'''
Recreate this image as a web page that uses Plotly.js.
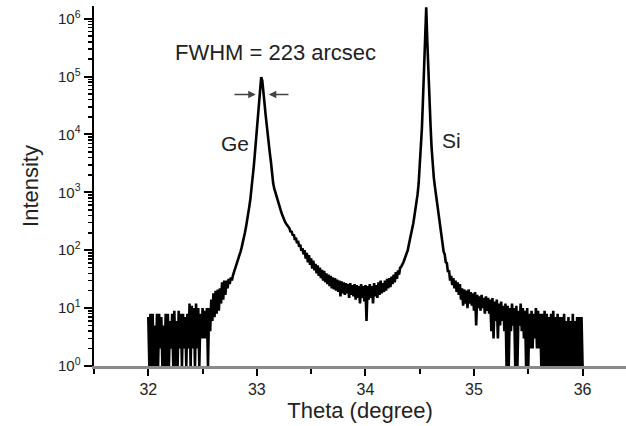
<!DOCTYPE html>
<html>
<head>
<meta charset="utf-8">
<script src="https://cdn.plot.ly/plotly-3.0.1.min.js"></script>
<style>html,body{margin:0;padding:0;background:#fff}#chart{width:626px;height:426px}</style>
</head>
<body>
<div id="chart"></div>
<script>
// Scan grid: theta from 32.00 to 36.00 degrees in 0.01 degree steps
const thetaStart = 32.00;
const thetaStep = 0.01;

// Measured intensity (counts), one row per 0.1 degree (10 points each)
const intensity = [
  7,1,8,1,8,1,5,1,8,1,                                   // 32.0
  8,2,7,1,5,1,8,1,8,1,                                   // 32.1
  6,2,8,1,9,1,6,1,9,2,                                   // 32.2
  8,1,8,2,7,1,8,2,12,1,                                  // 32.3
  11,2,10,1,12,2,10,1,8,3,                               // 32.4
  10,3,9,3,10,1,10,4,14,6,                               // 32.5
  18,7,20,8,21,9,22,12,28,14,                            // 32.6
  30,17,30,22,32,26,34,30,37,42,                         // 32.7
  48,55,63,72,83,95,112,132,158,200,                     // 32.8
  251,316,417,562,759,1070,1660,2630,4270,7080,          // 32.9
  12000,20900,35500,57500,98000,85000,60000,35500,22400,14100, // 33.0
  9550,6600,4680,3310,2090,1450,1175,1000,850,741,       // 33.1
  646,562,490,427,372,331,309,288,269,251,               // 33.2
  240,205,215,180,190,150,165,132,145,115,               // 33.3
  125,98,108,85,100,72,90,62,82,56,                      // 33.4
  72,48,66,45,58,40,55,36,50,33,                         // 33.5
  46,30,44,28,40,26,38,24,36,22,                         // 33.6
  34,21,33,20,31,19,30,16,29,18,                         // 33.7
  28,17,27,18,26,15,27,17,25,16,                         // 33.8
  26,14,25,15,24,12,26,15,24,13,                         // 33.9
  25,6,24,14,26,15,24,12,27,16,                          // 34.0
  25,15,28,17,30,18,27,19,30,20,                         // 34.1
  32,22,33,23,35,26,38,28,42,32,                         // 34.2
  45,38,50,52,56,62,70,79,89,100,                        // 34.3
  126,151,182,229,288,380,501,661,912,1410,              // 34.4
  2820,5620,12600,39800,141000,562000,1580000,398000,100000,35500, // 34.5
  14100,5620,2820,1780,1260,891,631,479,355,263,         // 34.6
  158,120,95,85,62,60,42,45,30,36,                       // 34.7
  25,33,22,30,19,28,17,26,14,22,                         // 34.8
  11,21,12,20,10,21,12,19,11,18,                         // 34.9
  9,19,5,17,10,16,9,17,10,15,                            // 35.0
  8,16,9,15,8,14,4,15,3,13,                              // 35.1
  6,14,3,12,5,13,6,11,4,12,                              // 35.2
  1,11,1,10,4,12,5,10,1,11,                              // 35.3
  1,9,5,12,4,10,3,9,1,10,                                // 35.4
  1,8,2,9,2,8,3,10,2,9,                                  // 35.5
  2,8,1,8,1,9,1,8,1,7,                                   // 35.6
  1,8,1,9,1,7,1,8,1,7,                                   // 35.7
  1,7,1,8,1,6,1,7,1,6,                                   // 35.8
  1,8,1,6,1,7,1,7,1,7,                                   // 35.9
  1                                                      // 36.0
];

const xTickVals = [32, 33, 34, 35, 36];
const yTickVals = [1, 10, 100, 1000, 10000, 100000, 1000000];
const yTickText = ['10<sup>0</sup>','10<sup>1</sup>','10<sup>2</sup>','10<sup>3</sup>','10<sup>4</sup>','10<sup>5</sup>','10<sup>6</sup>'];

const theta = intensity.map((_, i) => +(thetaStart + i * thetaStep).toFixed(2));

const yMinor = [];
for (let d = 0; d < 6; d++) for (let m = 2; m <= 9; m++) yMinor.push(m * Math.pow(10, d));

const FONT = 'Liberation Sans, Arial, sans-serif';

const trace = {
  x: theta, y: intensity, type: 'scatter', mode: 'lines',
  line: {color: '#000', width: 2.6}, hoverinfo: 'skip'
};

const layout = {
  width: 626, height: 426,
  margin: {l: 94, r: 0, t: 6, b: 60},
  paper_bgcolor: '#fff', plot_bgcolor: '#fff',
  showlegend: false,
  font: {family: FONT, color: '#222'},
  xaxis: {
    range: [31.5, 36.4],
    tickmode: 'array', tickvals: xTickVals,
    ticks: 'outside', ticklen: 7, tickwidth: 2, tickcolor: '#000',
    minor: {tickmode: 'array', tickvals: [31.5, 32.5, 33.5, 34.5, 35.5], ticks: 'outside', ticklen: 5, tickwidth: 2, tickcolor: '#000', showgrid: false},
    showline: true, linecolor: '#8a8a8a', linewidth: 2.5,
    showgrid: false, zeroline: false,
    tickfont: {size: 16, family: FONT, color: '#222'},
    title: {text: 'Theta (degree)', font: {size: 22, family: FONT, color: '#222'}, standoff: 6}
  },
  yaxis: {
    type: 'log', range: [0, 6.22],
    tickmode: 'array', tickvals: yTickVals, ticktext: yTickText,
    ticks: 'outside', ticklen: 8, tickwidth: 2, tickcolor: '#000',
    minor: {tickmode: 'array', tickvals: yMinor, ticks: 'outside', ticklen: 4, tickwidth: 1.5, tickcolor: '#000', showgrid: false},
    showline: true, linecolor: '#000', linewidth: 2.5,
    showgrid: false, zeroline: false,
    tickfont: {size: 15, family: FONT, color: '#222'},
    title: {text: 'Intensity', font: {size: 22, family: FONT, color: '#222'}, standoff: 14}
  },
  annotations: [
    {x: 33.176, y: 5.42, xref: 'x', yref: 'y', text: 'FWHM = 223 arcsec', showarrow: false, font: {size: 22, family: FONT, color: '#222'}},
    {x: 32.80, y: 3.85, xref: 'x', yref: 'y', text: 'Ge', showarrow: false, font: {size: 21, family: FONT, color: '#222'}},
    {x: 34.79, y: 3.90, xref: 'x', yref: 'y', text: 'Si', showarrow: false, font: {size: 21, family: FONT, color: '#222'}},
    {x: 32.99, y: 4.69, ax: 32.78, ay: 4.69, xref: 'x', yref: 'y', axref: 'x', ayref: 'y', text: '', showarrow: true, arrowhead: 2, arrowsize: 1, arrowwidth: 1.5, arrowcolor: '#444'},
    {x: 33.11, y: 4.69, ax: 33.305, ay: 4.69, xref: 'x', yref: 'y', axref: 'x', ayref: 'y', text: '', showarrow: true, arrowhead: 2, arrowsize: 1, arrowwidth: 1.5, arrowcolor: '#444'}
  ]
};

Plotly.newPlot('chart', [trace], layout, {staticPlot: true, displayModeBar: false});
</script>
</body>
</html>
'''
◆ **Work to complete**
Reproduce every line above as written, skipping pictures.

◆ **Written response**
Recreate this image as a web page that uses Plotly.js.
<!DOCTYPE html>
<html>
<head>
<meta charset="utf-8">
<script src="https://cdn.plot.ly/plotly-3.0.1.min.js"></script>
<style>html,body{margin:0;padding:0;background:#fff}#chart{width:626px;height:426px}</style>
</head>
<body>
<div id="chart"></div>
<script>
// Scan grid: theta from 32.00 to 36.00 degrees in 0.01 degree steps
const thetaStart = 32.00;
const thetaStep = 0.01;

// Measured intensity (counts), one row per 0.1 degree (10 points each)
const intensity = [
  7,1,8,1,8,1,5,1,8,1,                                   // 32.0
  8,2,7,1,5,1,8,1,8,1,                                   // 32.1
  6,2,8,1,9,1,6,1,9,2,                                   // 32.2
  8,1,8,2,7,1,8,2,12,1,                                  // 32.3
  11,2,10,1,12,2,10,1,8,3,                               // 32.4
  10,3,9,3,10,1,10,4,14,6,                               // 32.5
  18,7,20,8,21,9,22,12,28,14,                            // 32.6
  30,17,30,22,32,26,34,30,37,42,                         // 32.7
  48,55,63,72,83,95,112,132,158,200,                     // 32.8
  251,316,417,562,759,1070,1660,2630,4270,7080,          // 32.9
  12000,20900,35500,57500,98000,85000,60000,35500,22400,14100, // 33.0
  9550,6600,4680,3310,2090,1450,1175,1000,850,741,       // 33.1
  646,562,490,427,372,331,309,288,269,251,               // 33.2
  240,205,215,180,190,150,165,132,145,115,               // 33.3
  125,98,108,85,100,72,90,62,82,56,                      // 33.4
  72,48,66,45,58,40,55,36,50,33,                         // 33.5
  46,30,44,28,40,26,38,24,36,22,                         // 33.6
  34,21,33,20,31,19,30,16,29,18,                         // 33.7
  28,17,27,18,26,15,27,17,25,16,                         // 33.8
  26,14,25,15,24,12,26,15,24,13,                         // 33.9
  25,6,24,14,26,15,24,12,27,16,                          // 34.0
  25,15,28,17,30,18,27,19,30,20,                         // 34.1
  32,22,33,23,35,26,38,28,42,32,                         // 34.2
  45,38,50,52,56,62,70,79,89,100,                        // 34.3
  126,151,182,229,288,380,501,661,912,1410,              // 34.4
  2820,5620,12600,39800,141000,562000,1580000,398000,100000,35500, // 34.5
  14100,5620,2820,1780,1260,891,631,479,355,263,         // 34.6
  158,120,95,85,62,60,42,45,30,36,                       // 34.7
  25,33,22,30,19,28,17,26,14,22,                         // 34.8
  11,21,12,20,10,21,12,19,11,18,                         // 34.9
  9,19,5,17,10,16,9,17,10,15,                            // 35.0
  8,16,9,15,8,14,4,15,3,13,                              // 35.1
  6,14,3,12,5,13,6,11,4,12,                              // 35.2
  1,11,1,10,4,12,5,10,1,11,                              // 35.3
  1,9,5,12,4,10,3,9,1,10,                                // 35.4
  1,8,2,9,2,8,3,10,2,9,                                  // 35.5
  2,8,1,8,1,9,1,8,1,7,                                   // 35.6
  1,8,1,9,1,7,1,8,1,7,                                   // 35.7
  1,7,1,8,1,6,1,7,1,6,                                   // 35.8
  1,8,1,6,1,7,1,7,1,7,                                   // 35.9
  1                                                      // 36.0
];

const xTickVals = [32, 33, 34, 35, 36];
const yTickVals = [1, 10, 100, 1000, 10000, 100000, 1000000];
const yTickText = ['10<sup>0</sup>','10<sup>1</sup>','10<sup>2</sup>','10<sup>3</sup>','10<sup>4</sup>','10<sup>5</sup>','10<sup>6</sup>'];

const theta = intensity.map((_, i) => +(thetaStart + i * thetaStep).toFixed(2));

const yMinor = [];
for (let d = 0; d < 6; d++) for (let m = 2; m <= 9; m++) yMinor.push(m * Math.pow(10, d));

const FONT = 'Liberation Sans, Arial, sans-serif';

const trace = {
  x: theta, y: intensity, type: 'scatter', mode: 'lines',
  line: {color: '#000', width: 2.6}, hoverinfo: 'skip'
};

const layout = {
  width: 626, height: 426,
  margin: {l: 94, r: 0, t: 6, b: 60},
  paper_bgcolor: '#fff', plot_bgcolor: '#fff',
  showlegend: false,
  font: {family: FONT, color: '#222'},
  xaxis: {
    range: [31.5, 36.4],
    tickmode: 'array', tickvals: xTickVals,
    ticks: 'outside', ticklen: 7, tickwidth: 2, tickcolor: '#000',
    minor: {tickmode: 'array', tickvals: [31.5, 32.5, 33.5, 34.5, 35.5], ticks: 'outside', ticklen: 5, tickwidth: 2, tickcolor: '#000', showgrid: false},
    showline: true, linecolor: '#8a8a8a', linewidth: 2.5,
    showgrid: false, zeroline: false,
    tickfont: {size: 16, family: FONT, color: '#222'},
    title: {text: 'Theta (degree)', font: {size: 22, family: FONT, color: '#222'}, standoff: 6}
  },
  yaxis: {
    type: 'log', range: [0, 6.22],
    tickmode: 'array', tickvals: yTickVals, ticktext: yTickText,
    ticks: 'outside', ticklen: 8, tickwidth: 2, tickcolor: '#000',
    minor: {tickmode: 'array', tickvals: yMinor, ticks: 'outside', ticklen: 4, tickwidth: 1.5, tickcolor: '#000', showgrid: false},
    showline: true, linecolor: '#000', linewidth: 2.5,
    showgrid: false, zeroline: false,
    tickfont: {size: 15, family: FONT, color: '#222'},
    title: {text: 'Intensity', font: {size: 22, family: FONT, color: '#222'}, standoff: 14}
  },
  annotations: [
    {x: 33.176, y: 5.42, xref: 'x', yref: 'y', text: 'FWHM = 223 arcsec', showarrow: false, font: {size: 22, family: FONT, color: '#222'}},
    {x: 32.80, y: 3.85, xref: 'x', yref: 'y', text: 'Ge', showarrow: false, font: {size: 21, family: FONT, color: '#222'}},
    {x: 34.79, y: 3.90, xref: 'x', yref: 'y', text: 'Si', showarrow: false, font: {size: 21, family: FONT, color: '#222'}},
    {x: 32.99, y: 4.69, ax: 32.78, ay: 4.69, xref: 'x', yref: 'y', axref: 'x', ayref: 'y', text: '', showarrow: true, arrowhead: 2, arrowsize: 1, arrowwidth: 1.5, arrowcolor: '#444'},
    {x: 33.11, y: 4.69, ax: 33.305, ay: 4.69, xref: 'x', yref: 'y', axref: 'x', ayref: 'y', text: '', showarrow: true, arrowhead: 2, arrowsize: 1, arrowwidth: 1.5, arrowcolor: '#444'}
  ]
};

Plotly.newPlot('chart', [trace], layout, {staticPlot: true, displayModeBar: false});
</script>
</body>
</html>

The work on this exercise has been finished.